New cardiovascular, kidney and cognitive outcome data is reframing GLP-1 receptor agonists as potential healthspan drugs, not just appetite suppressants.
GLP-1 receptor agonists are no longer just diabetes or obesity drugs. The 2025–2026 outcome trials show meaningful reductions in cardiovascular events, kidney decline and early signals on neurodegeneration.
A longevity drug in disguise
Visceral fat, insulin resistance and chronic low-grade inflammation drive most age-related disease. By restoring satiety signalling and reducing visceral adiposity, GLP-1 agonists hit several hallmarks of ageing at once.

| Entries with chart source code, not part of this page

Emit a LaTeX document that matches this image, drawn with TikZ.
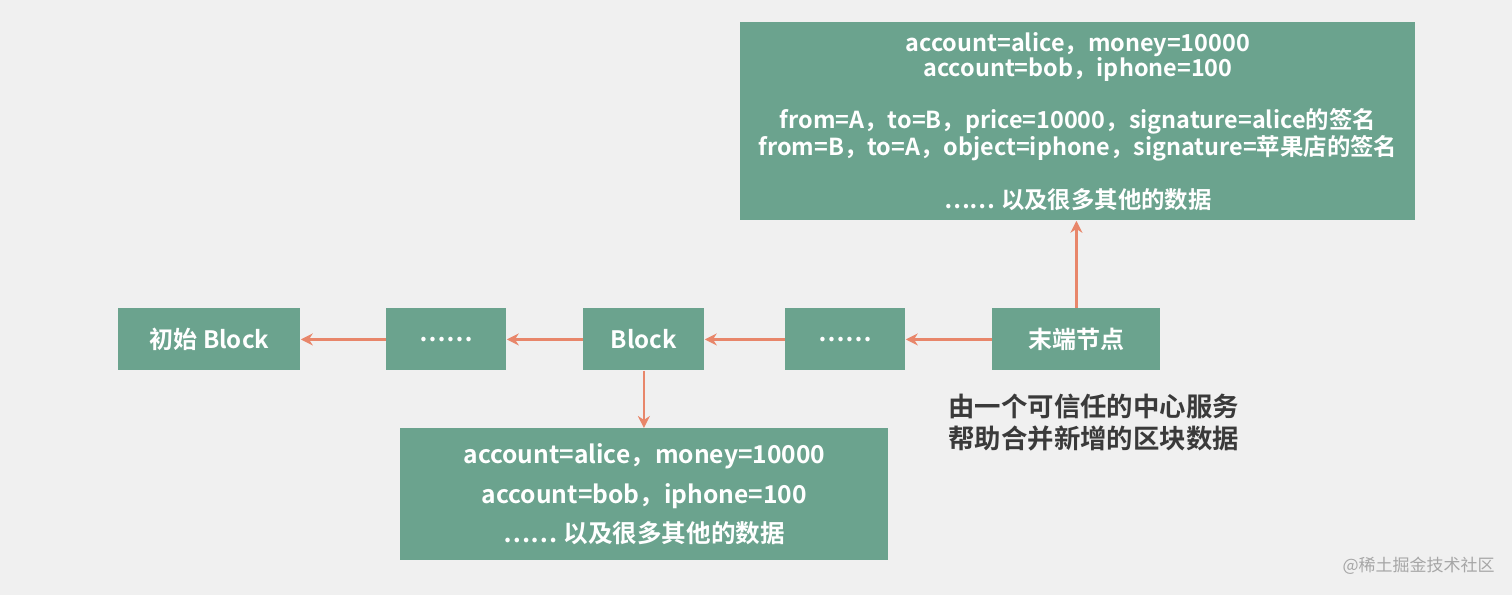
\documentclass[tikz,border=0pt]{standalone}
\usepackage{fontspec}
\setmainfont{Noto Sans CJK SC}[BoldFont={* Bold}]
\usetikzlibrary{arrows.meta}
\definecolor{bg}{HTML}{F0F0F0}
\definecolor{gbox}{HTML}{6BA38E}
\definecolor{arr}{HTML}{E8866A}
\definecolor{dtxt}{HTML}{3A3A3A}
\tikzset{
 blk/.style={fill=gbox,draw=none,text=white,font=\bfseries\fontsize{12}{14}\selectfont,anchor=north west,inner sep=0pt,align=center},
 con/.style={draw=arr,line width=1.3pt,-{Stealth[length=6pt,width=6pt]}}
}
\begin{document}
\begin{tikzpicture}[x=0.5pt,y=-0.5pt]
\fill[bg] (0,0) rectangle (1512,595);
\useasboundingbox (0,0) rectangle (1512,595);
\node[blk,minimum width=337.5pt,minimum height=99pt,font=\bfseries\fontsize{11.7}{12.4}\selectfont] (top) at (740,22) {account=alice，money=10000\\account=bob，iphone=100\\[12.4pt]from=A，to=B，price=10000，signature=alice的签名\\from=B，to=A，object=iphone，signature=苹果店的签名\\[12.4pt]…… 以及很多其他的数据};
\node[blk,minimum width=91pt,minimum height=31pt] (b0) at (118,308) {初始 Block};
\node[blk,minimum width=60pt,minimum height=31pt] (d1) at (386,308) {……};
\node[blk,minimum width=60.5pt,minimum height=31pt] (b1) at (583,308) {Block};
\node[blk,minimum width=60pt,minimum height=31pt] (d2) at (785,308) {……};
\node[blk,minimum width=84pt,minimum height=31pt] (end) at (992,308) {末端节点};
\node[blk,minimum width=244pt,minimum height=66pt,font=\bfseries\fontsize{12.3}{19.7}\selectfont] (bot) at (400,428) {account=alice，money=10000\\account=bob，iphone=100\\…… 以及很多其他的数据};
\draw[con] (end.west) -- (d2.east);
\draw[con] (d2.west) -- (b1.east);
\draw[con] (b1.west) -- (d1.east);
\draw[con] (d1.west) -- (b0.east);
\draw[con] (end.north) -- (top.south -| end.north);
\draw[con] (b1.south) -- (bot.north -| b1.south);
\node[anchor=north west,inner sep=0pt,align=left,text=dtxt,font=\bfseries\fontsize{13.2}{16}\selectfont] (note) at (948,394) {由一个可信任的中心服务\\帮助合并新增的区块数据};
\node[anchor=east,inner sep=0pt,text=gray!70,font=\fontsize{8.5}{10}\selectfont] (wm) at (1495,566) {@稀土掘金技术社区};
\end{tikzpicture}
\end{document}
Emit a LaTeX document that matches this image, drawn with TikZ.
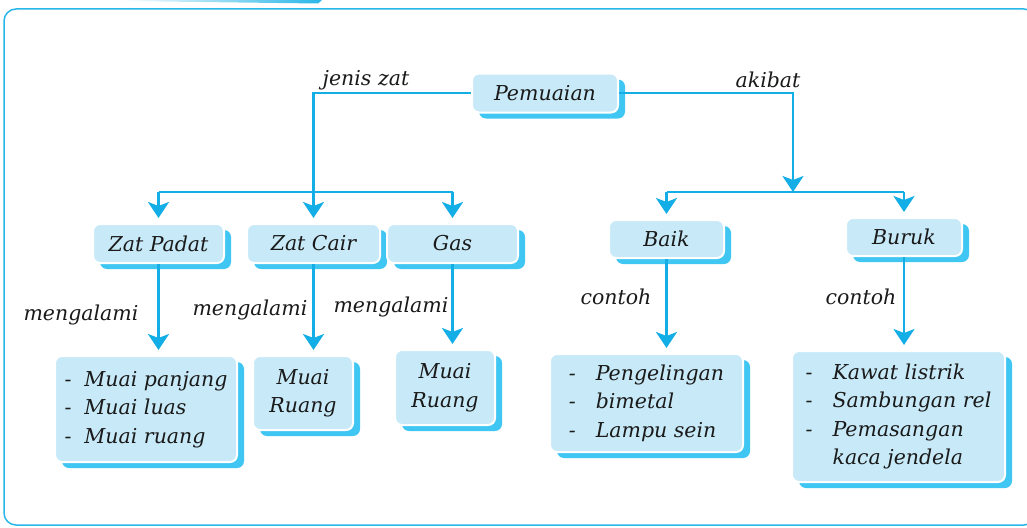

What the new evidence shows
- Cardiovascular event reduction independent of weight loss
- Slower progression of chronic kidney disease
- Early but promising data on Alzheimer's risk reduction
- Improvements in liver fat (MASLD) and sleep apnoea severity
How to use them well
The longevity-minded approach is not the same as the cosmetic weight-loss approach. It emphasises: lowest effective dose, aggressive resistance training, high protein (1.6–2.0 g/kg) and lean-mass tracking, plus careful screening for [GI side effects and gallbladder risk](/legal/disclaimer).
Stacking with other tools
For many users, a low-dose GLP-1 alongside [berberine](/supplements/berberine), creatine, and a structured strength programme produces better body-composition outcomes than the drug alone — and preserves the metabolic gains long-term. Explore our [peptides library](/peptides) for related compounds.
The unanswered questions
We do not yet know what 20-year GLP-1 exposure looks like, or whether intermittent dosing preserves the cardiometabolic benefits with fewer downsides. Expect this to be one of the most important longevity questions of the decade.